Operators → in internal nodes:

σ: Selection (WHERE clause)
π: Projection (SELECT clause)
⨝: Join (JOIN clause)
×: Cartesian product
∪, −, ∩: Set operations (UNION, DIFFERENCE, INTERSECTION)

Example 1:

SQL Query:

SELECT name

FROM Student

WHERE age > 20;

Relational Algebra Equivalent:

π_name (σ_age > 20 (Student))

Query Tree:

π_name

σ_age > 20

Student

Example 2:

SQL Query

SELECT S.name, D.dept_name

FROM Student S, Department D

WHERE S.dept_id = D.id AND S.age > 20;

Relational Algebra Equivalent:

π_S.name, D.dept_name (σ_S.age > 20 (Student ⨝ Student.dept_id = Department.id Department))

Query Tree

π_S.name, D.dept_name

σ_S.age > 20

⨝_S.dept_id = D.id

/ \

Student Department

Example 3:

SQL Query

SELECT e.name, d.name

FROM Employee e, Department d

WHERE e.dept_id = d.dept_id;

Relational Algebra Equivalent

π_e.name, d.name (Employee ⨝_e.dept_id = d.dept_id Department)

Query Tree

π_e.name, d.name

⨝_e.dept_id = d.dept_id

/ \

Employee Department

Example 4:

SQL Query

SELECT e.name

FROM Employee e, Department d

WHERE e.dept_id = d.dept_id AND d.location = 'Kathmandu';

Relational Algebra Equivalent

π_e.name (Employee ⨝_e.dept_id = d.dept_id (σ_location = 'Kathmandu' (Department)))

Query Tree

π_e.name

⨝_e.dept_id = d.dept_id

/ \

Employee σ_location = 'Kathmandu'

Department

Query Evaluation

Once the query processor has the above-mentioned relational forms with it, the next step is to apply certain rules and algorithms to generate a few other powerful and efficient data structures.

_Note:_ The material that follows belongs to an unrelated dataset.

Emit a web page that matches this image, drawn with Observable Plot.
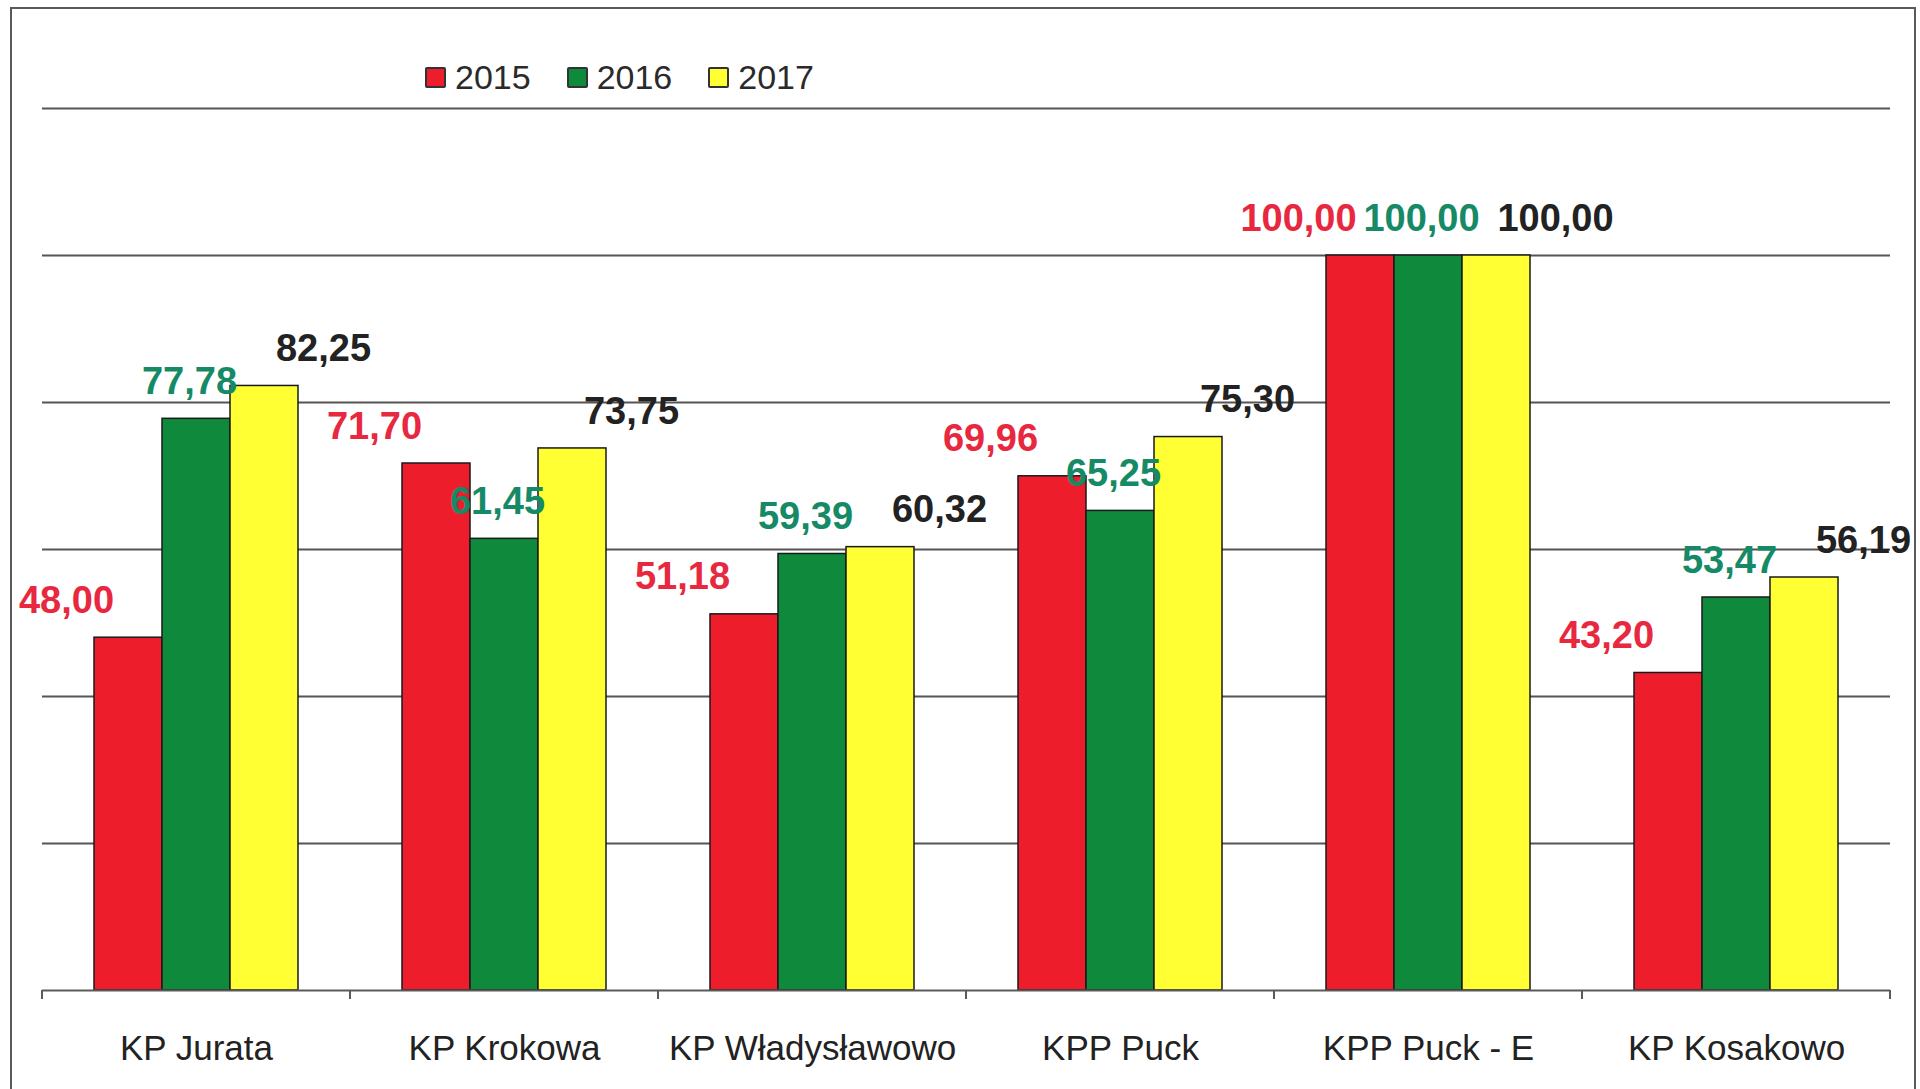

These data structures help in constructing the query evaluation plans.

For example, if the relational graph was constructed, there could be multiple paths from source to destination.

A query execution plan will be generated for each of the paths.

i) One way could be first projecting followed by selection (on the right).

ii) Another way would be to do selection followed by projection (on the left).